© JUNGE FREIHEIT Verlag GmbH & Co. KG www.jungefreiheit.de 42/21 / 15. Oktober 2021

Die gelbe Post soll grün werden
„Klimafreundlicher Briefdienst“: Den Preis für die Umstellung der Deutschen Post auf elektrische Zustellfahrzeuge zahlen die Kunden
Paul Leonhard

Die Deutsche Post konnte im Corona-Jahr 2020 ihren Umsatz gegenüber 2019 um 4,5 Prozent auf 5,5 Milliarden Euro steigern. Geschafft hat das der Konzern vor allem wegen einer saftigen Portoerhöhung. Und da der Gesetzgeber die nächste Drehung an der Preisschraube für 2022 gewährt, sollen zum 1. Januar Briefe um fünf Cent, Postkarten sogar um zehn Prozent teurer werden.Diese Maßnahme reiche noch nicht einmal aus, um die höheren Kosten bei sinkenden Sendungsmengen auszugleichen, heißt es seitens der Post.

Bei den Preiserhöhungen geht es aber nicht nur um den Mengenrückgang, denn Großkunden erhalten weiterhin saftige Rabatte.
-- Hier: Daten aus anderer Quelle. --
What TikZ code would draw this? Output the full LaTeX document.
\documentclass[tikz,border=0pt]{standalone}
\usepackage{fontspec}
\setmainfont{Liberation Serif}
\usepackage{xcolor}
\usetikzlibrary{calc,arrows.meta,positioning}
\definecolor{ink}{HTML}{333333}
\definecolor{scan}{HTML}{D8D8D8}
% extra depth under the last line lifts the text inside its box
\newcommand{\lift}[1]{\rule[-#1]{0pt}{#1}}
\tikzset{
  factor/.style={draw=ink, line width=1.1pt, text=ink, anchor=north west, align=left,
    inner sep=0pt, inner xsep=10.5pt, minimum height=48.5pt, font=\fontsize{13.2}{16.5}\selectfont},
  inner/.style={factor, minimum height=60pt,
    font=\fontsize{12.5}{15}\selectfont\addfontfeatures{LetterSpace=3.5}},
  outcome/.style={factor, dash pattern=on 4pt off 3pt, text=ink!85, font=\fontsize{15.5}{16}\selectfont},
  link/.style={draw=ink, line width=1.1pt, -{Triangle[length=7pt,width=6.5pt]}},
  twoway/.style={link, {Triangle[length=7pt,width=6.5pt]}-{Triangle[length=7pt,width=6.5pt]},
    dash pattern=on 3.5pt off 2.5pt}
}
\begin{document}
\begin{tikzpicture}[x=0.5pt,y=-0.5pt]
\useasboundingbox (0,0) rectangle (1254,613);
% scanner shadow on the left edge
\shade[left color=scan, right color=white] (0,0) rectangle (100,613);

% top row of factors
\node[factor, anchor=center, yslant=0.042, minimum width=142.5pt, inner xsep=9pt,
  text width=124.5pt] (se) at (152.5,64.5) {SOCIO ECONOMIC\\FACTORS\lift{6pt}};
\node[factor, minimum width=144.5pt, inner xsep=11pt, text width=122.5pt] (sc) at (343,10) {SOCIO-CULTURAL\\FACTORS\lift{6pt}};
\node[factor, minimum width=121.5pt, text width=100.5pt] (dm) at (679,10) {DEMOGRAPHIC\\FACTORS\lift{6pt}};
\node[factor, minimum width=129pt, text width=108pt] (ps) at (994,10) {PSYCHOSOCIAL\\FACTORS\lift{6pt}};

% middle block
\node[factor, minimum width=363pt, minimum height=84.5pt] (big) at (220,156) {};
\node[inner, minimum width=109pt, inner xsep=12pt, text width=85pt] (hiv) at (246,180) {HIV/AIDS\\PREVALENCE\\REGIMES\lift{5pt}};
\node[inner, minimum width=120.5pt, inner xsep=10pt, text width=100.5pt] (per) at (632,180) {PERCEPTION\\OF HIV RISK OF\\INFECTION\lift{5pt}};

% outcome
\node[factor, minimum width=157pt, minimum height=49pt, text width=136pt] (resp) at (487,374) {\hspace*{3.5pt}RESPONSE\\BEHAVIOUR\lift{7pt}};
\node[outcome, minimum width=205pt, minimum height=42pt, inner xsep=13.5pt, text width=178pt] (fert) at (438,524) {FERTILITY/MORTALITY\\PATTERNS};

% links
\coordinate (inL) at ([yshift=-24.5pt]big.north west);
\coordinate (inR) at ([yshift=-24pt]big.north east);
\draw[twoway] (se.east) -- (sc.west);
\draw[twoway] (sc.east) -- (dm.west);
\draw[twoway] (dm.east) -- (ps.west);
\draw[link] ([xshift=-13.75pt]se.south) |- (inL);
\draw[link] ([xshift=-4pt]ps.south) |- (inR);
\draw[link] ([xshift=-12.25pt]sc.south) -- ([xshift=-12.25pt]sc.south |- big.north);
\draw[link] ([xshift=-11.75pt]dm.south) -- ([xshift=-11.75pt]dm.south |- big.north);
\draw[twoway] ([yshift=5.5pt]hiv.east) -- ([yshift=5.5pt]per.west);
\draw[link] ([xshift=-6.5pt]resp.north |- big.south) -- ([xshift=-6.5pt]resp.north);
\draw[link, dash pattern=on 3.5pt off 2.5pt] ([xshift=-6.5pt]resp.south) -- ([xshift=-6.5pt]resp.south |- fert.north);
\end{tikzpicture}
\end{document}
Auch liegt die Ursache nicht allein bei der Inflation von 3,25 Prozent oder den Tariferhöhungen für die 155.000 Beschäftigten im Post- und Paketdienst. Der wahre Grund für die Preisanpassung ist folgender: Die gelbe Post soll grün und der Kunde für einen „klimafreundlicheren Briefdienst“ zur Kasse gebeten werden. Gemeint sind damit nicht die tagtäglich außer sonntags kräftig in die Pedale tretenden Zusteller, sondern Investitionen in einen „klimaschonenden“ Transport, namentlich Elektrofahrzeuge. Und da hat das Unternehmen kräftig Miese gemacht, seit es 2014 das Aachener Elektro-Transporter-Startup „Streetscooter“ erworben hat, um seine Zustellflotte nach den Vorstellungen der Bundesregierung zu elektrifizieren.
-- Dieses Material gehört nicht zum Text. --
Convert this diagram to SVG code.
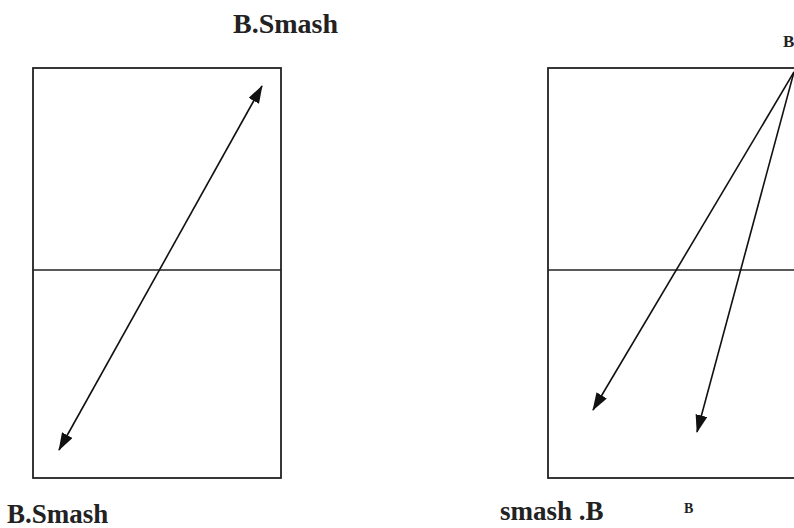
<svg xmlns="http://www.w3.org/2000/svg" width="794" height="528" viewBox="0 0 794 528">
<style>
.box{fill:none;stroke:#222;stroke-width:1.8}
.ln{stroke:#222;stroke-width:1.6}
.arr{stroke:#111;stroke-width:1.6;fill:none}
.lbl{font-family:"Liberation Serif","Times New Roman",serif;font-weight:bold;fill:#222}
</style>
<defs>
<marker id="ah" viewBox="0 0 18 12" refX="17" refY="6" markerWidth="18" markerHeight="12" markerUnits="userSpaceOnUse" orient="auto-start-reverse">
<path d="M0,0 L18,6 L0,12 Z" fill="#111"/>
</marker>
</defs>
<rect width="794" height="528" fill="#fff"/>
<g id="left-court">
<rect class="box" x="33" y="68" width="248" height="410"/>
<line class="ln" x1="33" y1="270" x2="281" y2="270"/>
</g>
<g id="right-court">
<rect class="box" x="548" y="68" width="260" height="410"/>
<line class="ln" x1="548" y1="270" x2="794" y2="270"/>
</g>
<g id="connectors">
<line class="arr" x1="262" y1="86" x2="59" y2="450" marker-start="url(#ah)" marker-end="url(#ah)"/>
<line class="arr" x1="794" y1="72" x2="593" y2="410" marker-end="url(#ah)"/>
<line class="arr" x1="794" y1="72" x2="697" y2="432" marker-end="url(#ah)"/>
</g>
<g id="labels">
<text class="lbl" x="233" y="33" font-size="28">B.Smash</text>
<text class="lbl" x="7" y="523" font-size="27">B.Smash</text>
<text class="lbl" x="500" y="520" font-size="27">smash .B</text>
<text class="lbl" x="684" y="513" font-size="14">B</text>
<text class="lbl" x="783" y="47" font-size="17">B</text>
</g>
</svg>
Entwickelt werden sollten eigene, speziell für die Zulieferungen in Großstädten geeignete Fahrzeuge mit Blick auf das ständige Anfahren und Halten im Kurzstreckenverkehr. Wie von dem staatseigenen Konzern nicht anders zu erwarten, ging die Sache gründlich schief. Die Pläne stellten sich als unwirtschaftlich heraus, und die auf den Markt gebrachten Fahrzeuge machten vor allem mit einem Schlagzeilen: daß ihre Batterien erst rauchten, dann explodierten und die Fahrzeuge in Flammen aufgingen. Die Zahl solcher Vorkommnisse ist zwar überschaubar, das Kraftfahrt-Bundesamt ordnete dennoch einen Rückruf für die Streetscooter-Modelle der Baujahre 2014 bis 2019 an.
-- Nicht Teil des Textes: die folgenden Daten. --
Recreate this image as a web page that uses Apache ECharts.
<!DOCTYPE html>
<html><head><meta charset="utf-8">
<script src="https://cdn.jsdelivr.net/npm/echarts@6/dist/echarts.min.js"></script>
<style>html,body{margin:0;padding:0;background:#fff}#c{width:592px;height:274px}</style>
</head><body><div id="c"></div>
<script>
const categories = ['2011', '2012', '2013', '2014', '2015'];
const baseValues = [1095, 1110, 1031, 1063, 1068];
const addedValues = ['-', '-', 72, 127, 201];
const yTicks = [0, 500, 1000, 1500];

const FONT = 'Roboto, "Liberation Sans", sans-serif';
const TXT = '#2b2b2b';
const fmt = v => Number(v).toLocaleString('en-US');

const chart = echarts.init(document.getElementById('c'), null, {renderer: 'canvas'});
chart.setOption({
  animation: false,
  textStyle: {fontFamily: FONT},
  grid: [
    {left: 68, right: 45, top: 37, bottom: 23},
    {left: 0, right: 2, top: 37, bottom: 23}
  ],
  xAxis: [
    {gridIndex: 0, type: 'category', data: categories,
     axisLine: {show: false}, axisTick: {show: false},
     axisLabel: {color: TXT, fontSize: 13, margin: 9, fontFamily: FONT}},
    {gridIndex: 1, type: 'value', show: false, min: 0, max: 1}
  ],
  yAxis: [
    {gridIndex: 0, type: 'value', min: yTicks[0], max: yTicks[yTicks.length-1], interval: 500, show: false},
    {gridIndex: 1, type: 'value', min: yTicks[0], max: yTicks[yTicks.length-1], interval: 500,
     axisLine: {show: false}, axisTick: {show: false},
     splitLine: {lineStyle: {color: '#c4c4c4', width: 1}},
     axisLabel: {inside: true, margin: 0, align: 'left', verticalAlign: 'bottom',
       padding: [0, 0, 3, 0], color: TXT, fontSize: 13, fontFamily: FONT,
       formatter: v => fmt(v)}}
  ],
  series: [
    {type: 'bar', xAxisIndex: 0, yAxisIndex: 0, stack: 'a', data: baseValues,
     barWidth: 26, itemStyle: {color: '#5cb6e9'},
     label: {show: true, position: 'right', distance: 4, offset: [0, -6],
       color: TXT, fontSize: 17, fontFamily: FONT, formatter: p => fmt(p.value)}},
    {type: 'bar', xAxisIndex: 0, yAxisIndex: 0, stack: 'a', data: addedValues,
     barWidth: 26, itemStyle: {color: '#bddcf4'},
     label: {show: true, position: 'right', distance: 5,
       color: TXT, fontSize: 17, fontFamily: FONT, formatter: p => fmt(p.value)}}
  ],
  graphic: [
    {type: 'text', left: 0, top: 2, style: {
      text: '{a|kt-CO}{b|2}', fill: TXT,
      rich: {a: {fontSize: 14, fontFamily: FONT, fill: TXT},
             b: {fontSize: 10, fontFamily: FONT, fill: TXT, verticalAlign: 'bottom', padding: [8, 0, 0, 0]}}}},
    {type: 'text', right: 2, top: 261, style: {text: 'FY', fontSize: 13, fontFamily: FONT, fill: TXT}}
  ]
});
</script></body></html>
Post besitzt größte deutsche E-Auto-Flotte

Die Post besitzt mit 15.000 Streetscooter-Fahrzeugen die größte deutsche E-Auto-Flotte. Nach den aufgetretenen Problemen wollte das Logistikunternehmen eigentlich von den Streetscootern mehr Abstand nehmen, seine Tochter zum Betreiber der Bestandsflotte reduzieren. Dann aber wurde die Produktion 2020 doch um ein Jahr verlängert. Parallel dazu dachte die Post über einen Verkauf der Sparte nach und führte angeblich auch mit mehreren chinesischen Interessenten Verhandlungen. Inzwischen scheint es so, als wäre mit der Odin Automotive ein Käufer gefunden.

Das Unternehmen wurde offenbar eigens für den Zweck, die Posttochter Streetscooter Engineering zu übernehmen, gegründet. Hauptgesellschafter ist nach einem Bericht der Welt der frühere BMW-Manager Stefan Krause. Hinter dem sollen als Gesellschafter der Finanzexperte Djamal Attamimi vom indonesischen Kohleminenkonzern Toba Bara sowie der Unternehmer Matthew Paul Richards vom indonesischen Telekommunikationsunternehmen Trikomsel Oke stehen. Die Deutsche Post will ihre E-Flotte bis 2025 auf 37.000 Fahrzeuge und 14.000 dreirädrige elektrisch betriebene Lastenräder, sogenannte E-Trikes, ausbauen. Jedes Fahrzeug soll etwa vier Tonnen CO2-Emissionen pro Jahr im Vergleich zu einem konventionellen Fahrzeug einsparen. Bis 2025 möchte das Unternehmen seine jährliche Abgasbilanz so um 150.000 Tonnen reduzieren.